Politica

Aria di scissione nel M5S? L’invettiva degli ex parlamentari contro Conte

Pubblicato

il

Dopo le frizioni tra il fondatore e l’attuale leader e la dura critica riservata a quest’ultimo da Davide Casaleggio, figlio di Gianroberto, 11 ex parlamentari pentastellati hanno scritto una lettera di fuoco all’indirizzo di Conte, accusato di «ingratitudine» e di essere il principale responsabile della perdita di consensi: «È questo il destino del M5S? Cosa si vuole ”costituire”? Trasformarsi in un clone del PD?».

I venti di scissione nel Movimento 5 Stelle spirano intensamente e da più parti. 11 ex parlamentari pentastellati hanno scritto una lettera carica di livore nei confronti dell’attuale presidente Giuseppe Conte, ritenuto il principale artefice della debacle elettorale e del tentativo, a detta degli ex onorevoli,  di snaturare definitivamente la creatura di Beppe Grillo e Gianroberto Casaleggio.  Tra le firme spiccano quelle di  Nicola Morra, Elio Lannutti e Alessio Villarosa. Le altre appartengono a Rosa Silvana Abate, Ehm Yana Chiara, Jessica Costanzo, Emanuele Dessì, Michele Sodano, Simona Suriano, Raffaele Trano e Andrea Vallascas.

Le “imputazioni” a Conte sono diverse. Innanzitutto, si legge nell’incipit, «l’ingratitudine», che è segno «di egoismo, orgoglio e stupidità». Gli ex deputati difendono Beppe Grillo e Gianroberto Casaleggio «ai quali molti “smemorati di Collegno”, senza arte né parte, dovrebbero dimostrare rispetto e gratitudine». Questo scontro ai vertici, «è esattamente ciò che l’establishment desiderava», per far fallire il progetto di «rivoluzione culturale» (scelta dei termini rivedibile, ndr). Sul futuro e sul progetto di assemblea costituente c’è molto scettiscismo: «È questo il destino del M5S? Cosa si vuole ”costituire”? Trasformarsi in un clone del PD?». Le scelte politiche non vengono accettate («sostenere Draghi errore fatale per il Movimento»), i risultati alle urne sono inappellabili («Come può un leader che ha guidato il Movimento dal 32,7% al 9,99% non assumersi minimamente la colpa di questo tracollo?»), le regole sono state cambiate in corso d’opera e senza motivo («Oggi chi si scusa con gli iscritti, si dimentica di alcuni, gli espulsi, che hanno pagato un conto durissimo per aver mantenuto fede ai principi ed esclusi perché scomodamente eretici»). Certo, Grillo avrà pur commesso i suoi errori, «ma ha dato l’anima per far nascere l’unica vera innovazione capace di far tornare entusiasmo nei confronti della politica».

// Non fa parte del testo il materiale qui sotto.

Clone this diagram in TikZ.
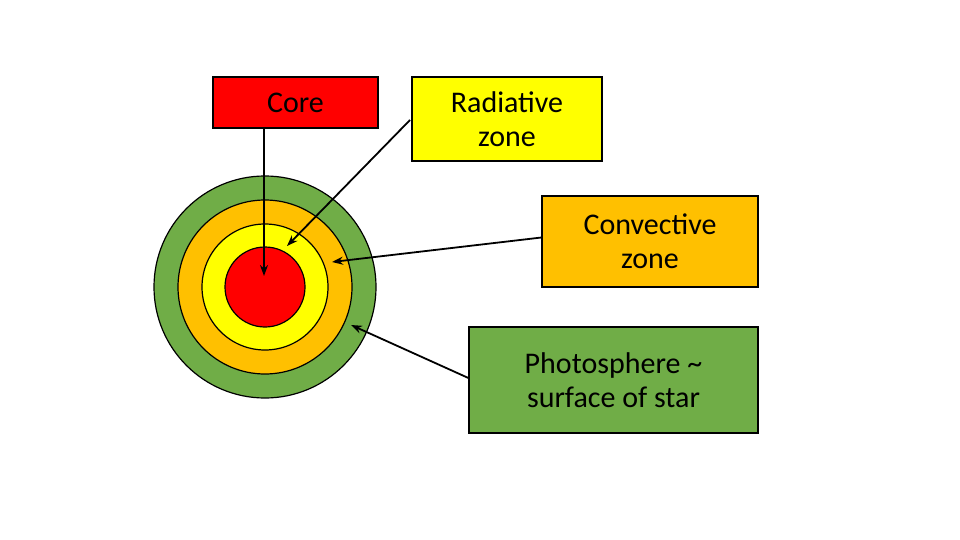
\documentclass[tikz,border=0pt]{standalone}
\usepackage{fontspec}
\setmainfont{Carlito}
\usetikzlibrary{arrows.meta}
\definecolor{cred}{HTML}{FF0000}
\definecolor{cyel}{HTML}{FFFF00}
\definecolor{corg}{HTML}{FFC000}
\definecolor{cgrn}{HTML}{70AD47}
\begin{document}
\begin{tikzpicture}[x=1pt,y=-1pt,
  lbl/.style={draw=black,line width=1.2pt,inner sep=0pt,align=center,font=\fontsize{30}{34}\selectfont},
  ring/.style={draw=black,line width=1.2pt},
  arr/.style={draw=black,line width=1.8pt,-{Stealth[length=11pt,width=8pt]}}]
\useasboundingbox (0,0) rectangle (960,540);
\fill[white] (0,0) rectangle (960,540);
\coordinate (c) at (265,287);
\path[ring,fill=cgrn] (c) circle[radius=111];
\path[ring,fill=corg] (c) circle[radius=87];
\path[ring,fill=cyel] (c) circle[radius=63];
\path[ring,fill=cred] (c) circle[radius=40];
\node[lbl,fill=cred,minimum width=165pt,minimum height=51pt] (core) at (295.5,102.5) {Core};
\node[lbl,fill=cyel,minimum width=190pt,minimum height=84pt] (rad) at (507,119) {Radiative\\zone};
\node[lbl,fill=corg,minimum width=216pt,minimum height=91pt] (conv) at (650,241.5) {Convective\\zone};
\node[lbl,fill=cgrn,minimum width=289pt,minimum height=106pt] (ph) at (613.5,380) {Photosphere \textasciitilde\\surface of star};
\coordinate (t1) at (264,276);
\coordinate (t2) at (287,246);
\coordinate (t3) at (332,262);
\coordinate (t4) at (351,325);
\coordinate (s2) at (410,120);
\draw[arr] (core.south -| t1) -- (t1);
\draw[arr] (s2) -- (t2);
\draw[arr] (conv.west) ++(0,-4) -- (t3);
\draw[arr] (ph.west) ++(0,-2) -- (t4);
\end{tikzpicture}
\end{document}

Certo, la faida tra puristi delle prima ora che invocano un ritorno alle origini e coloro che invece assecondano la svolta partitica del fu Movimento nato dai meet-up e dal voto online, non è natat ieri. Il Movimento 5 Stelle non è più quello del V-Day di Bologna, è evidente. Dal “vaffa” alla casta si è passato alla fiducia al governo Draghi, dalla democrazia diretta si è passati alla costituente, da Grillo e Casaleggio si è passato a Giuseppe Conte. Una trasformazione non proprio indolore e non priva di frizioni e scontri, anche ai massimi livelli.

Beppe Grillo non è mai sembrato particolarmente innamorato dell’avvocato del popolo e salvo qualche scatto a favore dei fotografi non ha mai speso particolari energie al fianco del presidente. Anzi, non sono mancate le stoccate. E le repliche puntute. Nei giorni scorsi anche Davide Casaleggio non ha risparmiato critiche all’attuale guida del M5S («non ho mai considerato Conte la persona giusta a guidarlo»).

Il casus belli è, ancora una volta, la regola del doppio mandato. Una delle direttrici fondative del Movimento è messa in discussione dagli attuali vertici, che vorrebbero superarla e darsi un assetto più tradizionale. Lo stesso motivo che già portò l’ex vicepremier e ministro Luigi Di Maio a tentare una disastrosa corsa elettorale in corsia centrale: non centrò l’elezione e venne condannato dal Movimento alla damnatio memoriae, se non al perpetuo dileggio.